▼

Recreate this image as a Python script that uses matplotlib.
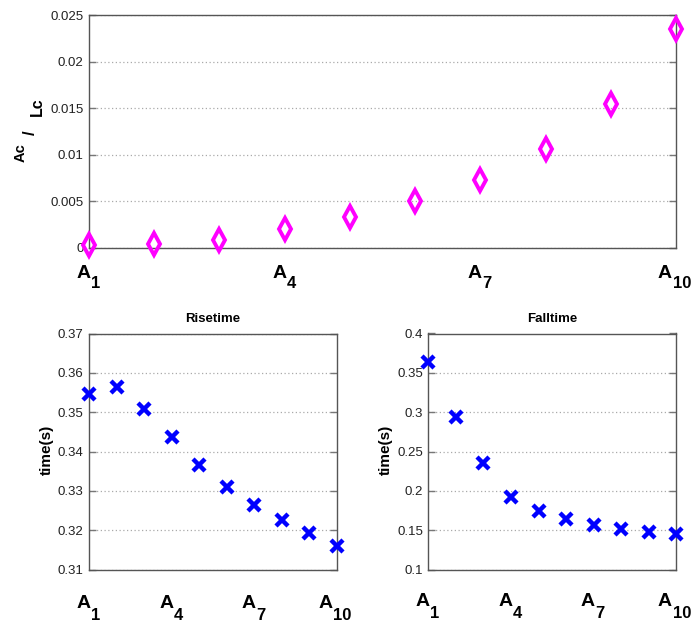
import matplotlib
matplotlib.use('Agg')
import matplotlib.pyplot as plt

plt.rcParams['font.family'] = ['Liberation Sans', 'DejaVu Sans']

# ---- data ----
categories = [1, 2, 3, 4, 5, 6, 7, 8, 9, 10]
ratio_ac_lc = [0.0003, 0.00046, 0.00086, 0.0020, 0.0033, 0.0050, 0.0073, 0.0106, 0.0155, 0.0235]
risetime = [0.3545, 0.3565, 0.3508, 0.3436, 0.3365, 0.3309, 0.3264, 0.3227, 0.3192, 0.3160]
falltime = [0.364, 0.294, 0.236, 0.192, 0.174, 0.164, 0.157, 0.152, 0.148, 0.145]

xtick_pos = [1, 4, 7, 10]
xtick_sub = ['1', '4', '7', '10']
xtick_base = 'A'

top_yticks = [0, 0.005, 0.01, 0.015, 0.02, 0.025]
top_ylabels = ['0', '0.005', '0.01', '0.015', '0.02', '0.025']
rise_yticks = [0.31, 0.32, 0.33, 0.34, 0.35, 0.36, 0.37]
rise_ylabels = ['0.31', '0.32', '0.33', '0.34', '0.35', '0.36', '0.37']
fall_yticks = [0.1, 0.15, 0.2, 0.25, 0.3, 0.35, 0.4]
fall_ylabels = ['0.1', '0.15', '0.2', '0.25', '0.3', '0.35', '0.4']

W, H = 692, 624
fig = plt.figure(figsize=(W / 100, H / 100), dpi=100)
fig.patch.set_facecolor('white')

ax0 = fig.add_axes([89 / W, 1 - 248 / H, (676 - 89) / W, (248 - 15) / H])
ax1 = fig.add_axes([89 / W, 1 - 569.5 / H, (337 - 89) / W, (569.5 - 333.5) / H])
ax2 = fig.add_axes([428.5 / W, 1 - 569.5 / H, (676 - 428.5) / W, (569.5 - 333.5) / H])

SPINE = '#555555'


def style(ax, yticks, ylabels, ylim, label_drop, sub_drop):
    ax.set_xlim(categories[0], categories[-1])
    ax.set_ylim(*ylim)
    ax.set_yticks(yticks)
    ax.set_yticklabels(ylabels, fontsize=9.5, color='#222222')
    ax.set_xticks(xtick_pos)
    ax.set_xticklabels([])
    ax.tick_params(axis='y', direction='in', length=5, width=1, color='#777777',
                   left=True, right=True, pad=4)
    ax.tick_params(axis='x', length=0)
    ax.grid(axis='y', linestyle=(0, (1, 2)), color='#aaaaaa', linewidth=0.9)
    ax.set_axisbelow(True)
    for s in ax.spines.values():
        s.set_color(SPINE)
        s.set_linewidth(1.0)
    # A_n style tick labels: "A" then lowered digits
    for pos, sub in zip(xtick_pos, xtick_sub):
        split = 1.5 - (len(sub) - 1) * 5.5
        ax.annotate(xtick_base, xy=(pos, 0), xycoords=('data', 'axes fraction'),
                    xytext=(split, -label_drop), textcoords='offset pixels',
                    ha='right', va='baseline', fontsize=14, fontweight='bold',
                    annotation_clip=False)
        ax.annotate(sub, xy=(pos, 0), xycoords=('data', 'axes fraction'),
                    xytext=(split + 0.5, -label_drop - sub_drop), textcoords='offset pixels',
                    ha='left', va='baseline', fontsize=12, fontweight='bold',
                    annotation_clip=False)


style(ax0, top_yticks, top_ylabels, (0, 0.025), 30, 10.5)
style(ax1, rise_yticks, rise_ylabels, (0.31, 0.37), 38.5, 11.5)
style(ax2, fall_yticks, fall_ylabels, (0.1, 0.4), 37, 11.5)

ax0.plot(categories, ratio_ac_lc, linestyle='none', marker='d', markersize=11,
         markerfacecolor='none', markeredgecolor='#ff00ff', markeredgewidth=2.8,
         clip_on=False, zorder=5)
for ax, vals in ((ax1, risetime), (ax2, falltime)):
    ax.plot(categories, vals, linestyle='none', marker='x', markersize=8,
            markeredgecolor='#0000ff', markeredgewidth=3.2, clip_on=False, zorder=5)

# y label of the top panel: Ac / Lc with lowered "Lc"
fig.text(20.5 / W, 1 - 153 / H, 'Ac', rotation=90, ha='center', va='center',
         fontsize=10.5, fontweight='bold')
fig.text(30 / W, 1 - 133 / H, '/', rotation=90, ha='center', va='center',
         fontsize=12, fontweight='bold')
fig.text(37.5 / W, 1 - 107 / H, 'Lc', rotation=90, ha='center', va='center',
         fontsize=11.5, fontweight='bold')

fig.text(46.5 / W, 1 - 450 / H, 'time(s)', rotation=90, ha='center', va='center',
         fontsize=11, fontweight='bold')
fig.text(385.5 / W, 1 - 450 / H, 'time(s)', rotation=90, ha='center', va='center',
         fontsize=11, fontweight='bold')

for ax, title in ((ax1, 'Risetime'), (ax2, 'Falltime')):
    ax.annotate(title, xy=(0.5, 1), xycoords='axes fraction', xytext=(0, 12),
                textcoords='offset pixels', ha='center', va='baseline',
                fontsize=9.5, fontweight='bold')

fig.savefig('out.png', dpi=100, facecolor='white')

▲

> _Set exercise_:
Write out, word for word, the lines from the start of the data through the one holding "0.152, 0.148, 0.145]". Omit pictures.

> _Written solution_:
Recreate this image as a Python script that uses matplotlib.
import matplotlib
matplotlib.use('Agg')
import matplotlib.pyplot as plt

plt.rcParams['font.family'] = ['Liberation Sans', 'DejaVu Sans']

# ---- data ----
categories = [1, 2, 3, 4, 5, 6, 7, 8, 9, 10]
ratio_ac_lc = [0.0003, 0.00046, 0.00086, 0.0020, 0.0033, 0.0050, 0.0073, 0.0106, 0.0155, 0.0235]
risetime = [0.3545, 0.3565, 0.3508, 0.3436, 0.3365, 0.3309, 0.3264, 0.3227, 0.3192, 0.3160]
falltime = [0.364, 0.294, 0.236, 0.192, 0.174, 0.164, 0.157, 0.152, 0.148, 0.145]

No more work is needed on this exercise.